ASGUARD III: Advanced Security Guard V3
Asguard III is a mobile robot with 4 actuated legged wheels and a passive body degree of freedom. The wheel shape allows the robot to negotiate uneven terrain and climb stairs. This robot is based on the Asguard II platform that was equipped with additional sensors and a very powerful onboard computer. The sensor head features a laser scanner, a stereo camera system and an inertial measurement unit. These sensors enable the robot to recognize the environment and to navigate autonomously through unknown areas

JUSTIN
In the future humanoid robots are envisioned in household applications as well as in space environments. The capability to carry out complex manipulation tasks is a key issue. The mobile robotic system Justin with its compliant controlled light weight arms and its two four finger hands is an ideal experimental platform for these research issues. PMD sensors and cameras allow the 3D reconstruction of the robot’s environment and therefore enable Justin to perform given tasks autonomously.

The DLR Crawler – a six-legged actively compliant walking robot
For planetary exploration as well as for search and rescue missions on Earth groups of hexapedal walking robots seem to be a promising alternative or support to wheeled and tracked vehicles. In this context, the DLR Crawler is a first laboratory prototype that is built to investigate the capabilities of hexapedal walking. Thus, it serves as a testbed for the development and evaluation of different control, gait and navigation algorithms. The experience gained with the DLR Crawler will be a valuable guide for the development of future hexapedal walking exploration robots.

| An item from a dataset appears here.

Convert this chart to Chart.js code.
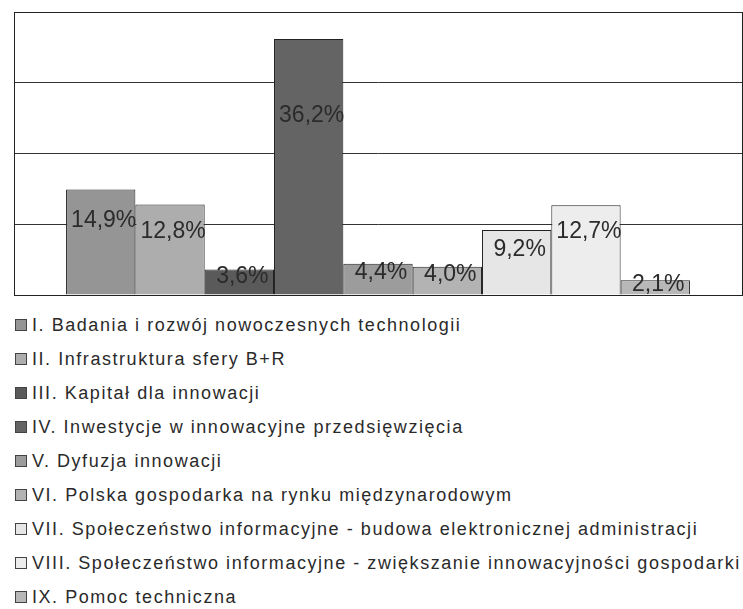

DLR Laboratory Testbed PEL
The DLR-RMC test facility PEL (Planetary Exploration Lab) consists of an indoor soil bin with specific high precision measurement systems. The facility is used to reproduce planetary surface topologies in order to demonstrate vehicle navigation tasks, to produce high resolution surface models and to run tests under nominal and critical driving manoeuvres. Thereby, verification of computer generated simulation models plays a major key role. Mainly, the facility simulates very flexibly the planetary surface of interest: for vehicle mobility investigations, different terrain types can be reproduced while using diverse soil materials such as soft sandy soils, pebbles, stony material or even big rocks as obstacles. To also reproduce inclined terrains, e.g. in crater-like regions or going up- or downhill, part of the soil bin can be tilted by an angle of almost 30^o. Furthermore, the facility is equipped with two different measuring systems: one such optical system allows the test area mapping by generating 3D elevation data, e.g. in order to integrate the 3D data within a computer simulation. A second optical system then detects the position and orientation of the driving vehicle. Since the indoor experimental conditions are always reproducible, this allows to compare measurement data of various driving manoeuvres with each other, as well as with computer simulated results. This guarantees high reliability in predicting vehicle driving performances for real operational mission cases. The facility is complemented by two more test rigs: One rig is a so-called Bevameter (Becker Value Meter) to determine the soft soil physical characteristics, and a second rig is a single wheel test facility that determines the traction forces under controlled slip conditions of specially designed and optimized wheel geometries.